9. Handle Errors and Exceptions Correctly
Error Handling isn’t sexy, but it has to be done right. Mistakes in error handling and exception handling lead to different kinds of common and serious security vulnerabilities:
- Leaking information that attackers can use to penetrate your system. Stack traces and detailed error messages can disclose too much technical information about your run-time environment or architecture. For example, “invalid user” or “invalid password” instead of “invalid logon” helps bad guys as much as it helps users.
- Missing or inconsistent error handling can lead to errors going unnoticed, unpredictable behavior, or crashes. A University of Toronto study found that small mistakes in error handling can lead to catastrophic system failures in large systems.
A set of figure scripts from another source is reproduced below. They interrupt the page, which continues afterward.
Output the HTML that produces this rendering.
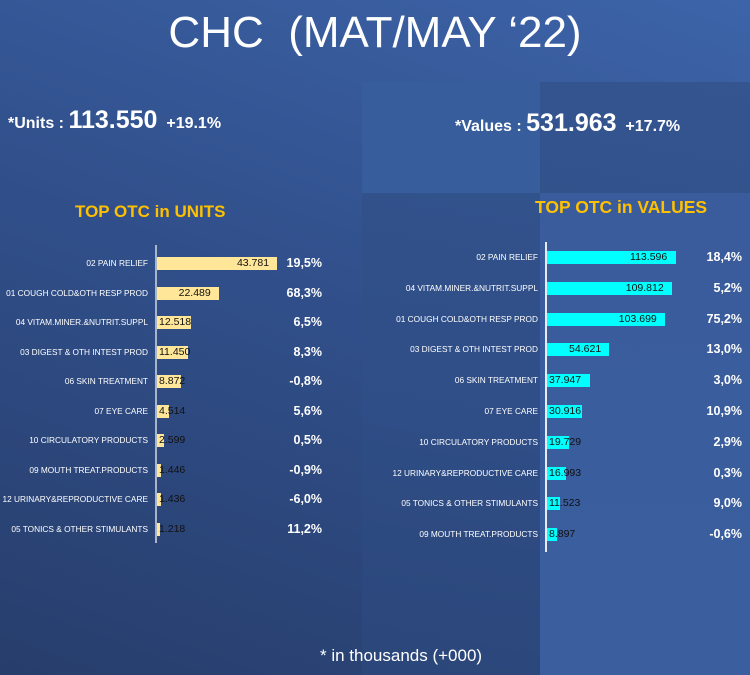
<!DOCTYPE html>
<html><head><meta charset="utf-8"><style>
body{margin:0;width:750px;height:675px;overflow:hidden;font-family:"Liberation Sans",sans-serif;}
.bg{position:absolute;left:0;top:0;width:750px;height:675px;background:linear-gradient(200deg,#3d64a9 0%,#31508c 45%,#273e6c 100%);}
.p{position:absolute}
.t{position:absolute;color:#fff;white-space:nowrap}
.lab{position:absolute;font-size:8.3px;color:#fff;text-align:right;white-space:nowrap;line-height:10px}
.bar{position:absolute;height:13px}
.val{position:absolute;font-size:10.5px;color:#111;white-space:nowrap;line-height:13px}
.pct{position:absolute;font-size:12.5px;color:#fff;font-weight:bold;text-align:right;width:60px;white-space:nowrap;line-height:14px}
</style></head><body>
<div class="bg"></div>
<div class="p" style="left:362px;top:82px;width:388px;height:593px;background:linear-gradient(190deg,#345590,#2f4d86 60%,#2b4679);"></div>
<div class="p" style="left:362px;top:82px;width:178px;height:111px;background:#3a5f9f;opacity:.85"></div>
<div class="p" style="left:540px;top:193px;width:210px;height:482px;background:linear-gradient(180deg,#3a5c9c,#3a5e9e);"></div>
<div class="t" style="left:0;width:750px;text-align:center;top:8px;font-size:44px;font-weight:300;">CHC&nbsp; (MAT/MAY ‘22)</div>
<div class="t" style="left:8px;top:106px;font-size:16px;font-weight:bold;">*Units : <span style="font-size:25px">113.550</span>&nbsp; +19.1%</div>
<div class="t" style="left:455px;top:109px;font-size:16px;font-weight:bold;">*Values : <span style="font-size:25px">531.963</span>&nbsp; +17.7%</div>
<div class="t" style="left:75px;top:202px;font-size:17px;font-weight:bold;color:#ffc000">TOP OTC in UNITS</div>
<div class="t" style="left:535px;top:197px;font-size:17.5px;font-weight:bold;color:#ffc000">TOP OTC in VALUES</div>
<div class="p" style="left:155px;top:245px;width:2px;height:298px;background:#a8b4c8"></div>
<div class="p" style="left:545px;top:242px;width:2px;height:310px;background:#e6ebf2"></div>
<div id="L"></div><div id="R"></div>
<div class="t" style="left:320px;top:646px;font-size:17px;">* in thousands (+000)</div>
<script>
var L=[["02 PAIN RELIEF",43781,"43.781","19,5%"],["01 COUGH COLD&OTH RESP PROD",22489,"22.489","68,3%"],["04 VITAM.MINER.&NUTRIT.SUPPL",12518,"12.518","6,5%"],["03 DIGEST & OTH INTEST PROD",11450,"11.450","8,3%"],["06 SKIN TREATMENT",8872,"8.872","-0,8%"],["07 EYE CARE",4514,"4.514","5,6%"],["10 CIRCULATORY PRODUCTS",2599,"2.599","0,5%"],["09 MOUTH TREAT.PRODUCTS",1446,"1.446","-0,9%"],["12 URINARY&REPRODUCTIVE CARE",1436,"1.436","-6,0%"],["05 TONICS & OTHER STIMULANTS",1218,"1.218","11,2%"]];
var R=[["02 PAIN RELIEF",113596,"113.596","18,4%"],["04 VITAM.MINER.&NUTRIT.SUPPL",109812,"109.812","5,2%"],["01 COUGH COLD&OTH RESP PROD",103699,"103.699","75,2%"],["03 DIGEST & OTH INTEST PROD",54621,"54.621","13,0%"],["06 SKIN TREATMENT",37947,"37.947","3,0%"],["07 EYE CARE",30916,"30.916","10,9%"],["10 CIRCULATORY PRODUCTS",19729,"19.729","2,9%"],["12 URINARY&REPRODUCTIVE CARE",16993,"16.993","0,3%"],["05 TONICS & OTHER STIMULANTS",11523,"11.523","9,0%"],["09 MOUTH TREAT.PRODUCTS",8897,"8.897","-0,6%"]];
function draw(d,id,ax,y0,dy,sc,col,pr){var h="";d.forEach(function(r,i){var y=y0+i*dy;var w=Math.max(3,r[1]*sc);
h+='<div class="lab" style="right:'+(750-ax+8)+'px;top:'+(y-5)+'px">'+r[0].replace(/&/g,"&amp;")+'</div>';
h+='<div class="bar" style="left:'+(ax+1)+'px;top:'+(y-6)+'px;width:'+w+'px;background:'+col+'"></div>';
var vx=w>45?ax+1+w-40-(r[2].length>6?6:0):ax+3;
h+='<div class="val" style="left:'+vx+'px;top:'+(y-6)+'px">'+r[2]+'</div>';
h+='<div class="pct" style="left:'+(pr-60)+'px;top:'+(y-7)+'px">'+r[3]+'</div>';});
document.getElementById(id).innerHTML=h;}
draw(L,"L",156,263,29.5,0.00274,"#ffe699",322);
draw(R,"R",546,257,30.8,0.001136,"#00ffff",742);
</script>
</body></html>
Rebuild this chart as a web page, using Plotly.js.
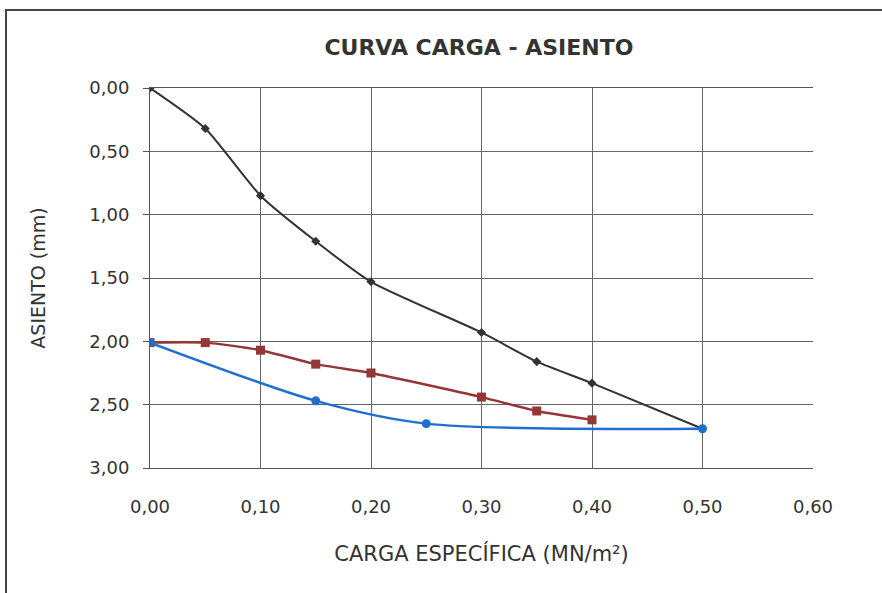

10. Build Security Testing Into Development
With the velocity of development increasing in Agile and DevOps, it’s not possible for security auditors or penetration testers to keep up. Security checks need to be included in code reviews, and security testing needs to be automated and included in Continuous Integration and Continuous Delivery pipelines.
Make sure that you have good automated unit and integration test coverage for security features and controls (like authentication, access control, and auditing) and critical business features: code that handles money, private data, trade secrets, and admin functions. This has to include both positive and negative tests.
Other system-level security tests and checks can be automated in CI/CD using tools like Gauntlt, BDD-Security, and Zapper (a Jenkins wrapper over the OWASP Zed Attack Proxy). These tools make it easy to run security tests and provide clear pass/fail feedback.
Static analysis checking using tools like Findbugs and PMD, also needs to be part of a developer’s toolbox, integrated into your IDE and into the CI/CD pipeline to catch common security mistakes and other coding problems.
It’s your code. It’s your job to make sure that it is safe and secure.